Pour agir envers les autres en respec­tant leur humani­té, il faut être con­scient de leur exis­tence. L’affirmation peut sem­bler triv­iale, mais à l’expérience elle ne l’est nulle­ment. Il est en fait courant, pour ne pas dire naturel, de regarder autrui comme une sorte de pion qui tient une place dans les straté­gies que l’on mène, que celles-ci soient grandios­es ou étriquées. Le voir vrai­ment, dans son épais­seur humaine, implique une ouver­ture intérieure. Et puis, sou­vent, il faut du courage. « En entre­prise, ose-t-on par­ler vrai ? » Celui qui man­i­feste ses « états d’âme » risque de se retrou­ver « sur la liste de ceux sur qui on ne peut pas compter ». Cela est sans doute par­ti­c­ulière­ment vrai en France où, par con­traste avec les États-Unis, par­ler d’éthique dans l’entreprise est loin d’aller de soi, rend facile­ment ridicule. Et puis, peut-être dans ce domaine plus qu’ailleurs, ce n’est pas for­cé­ment celui qui agit qui en retire les fruits ; « l’un sème l’autre moissonne ».

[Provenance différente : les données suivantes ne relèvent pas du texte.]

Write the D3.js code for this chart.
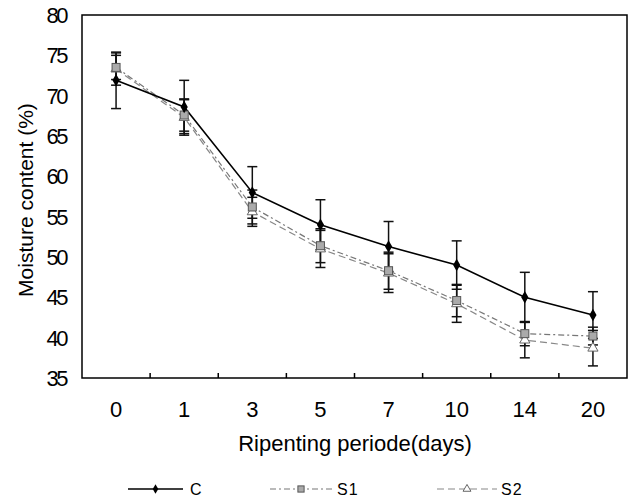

Sans doute beau­coup, par­mi les cadres d’entreprises, ont à vivre des sit­u­a­tions sem­blables à celles que l’ouvrage évoque et, comme ceux qui y font part de leur expéri­ence, peinent par­fois à trac­er leur chemin. Ils risquent de se sen­tir dépassés par la com­plex­ité des sit­u­a­tions et par le sen­ti­ment des lim­ites de leur capac­ité à chang­er le monde. Ils n’ont pas for­cé­ment les inter­locu­teurs avec qui partager leurs inter­ro­ga­tions et dévelop­per le sen­ti­ment que, mal­gré tout, on peut faire quelque chose. Ils trou­veront un grand prof­it à sen­tir que, dans leur démarche, ils ne sont pas seuls, que d’autres ont cher­ché un chemin et par­fois l’ont frayé.

______________
1. Un de ceux qui ont ali­men­té l’ouvrage par leur témoignage fait part, par ailleurs, de ses inter­ro­ga­tions dans ce domaine comme respon­s­able de la ges­tion des cadres dans un grand groupe inter­na­tion­al, en met­tant l’accent sur sa dou­ble respon­s­abil­ité, à l’égard de son entre­prise et à l’égard de ceux dont il influ­ence le des­tin : Xavier Grenet, Cahiers : Joies et tour­ments d’un DRH. Paris, Cerf, 2007.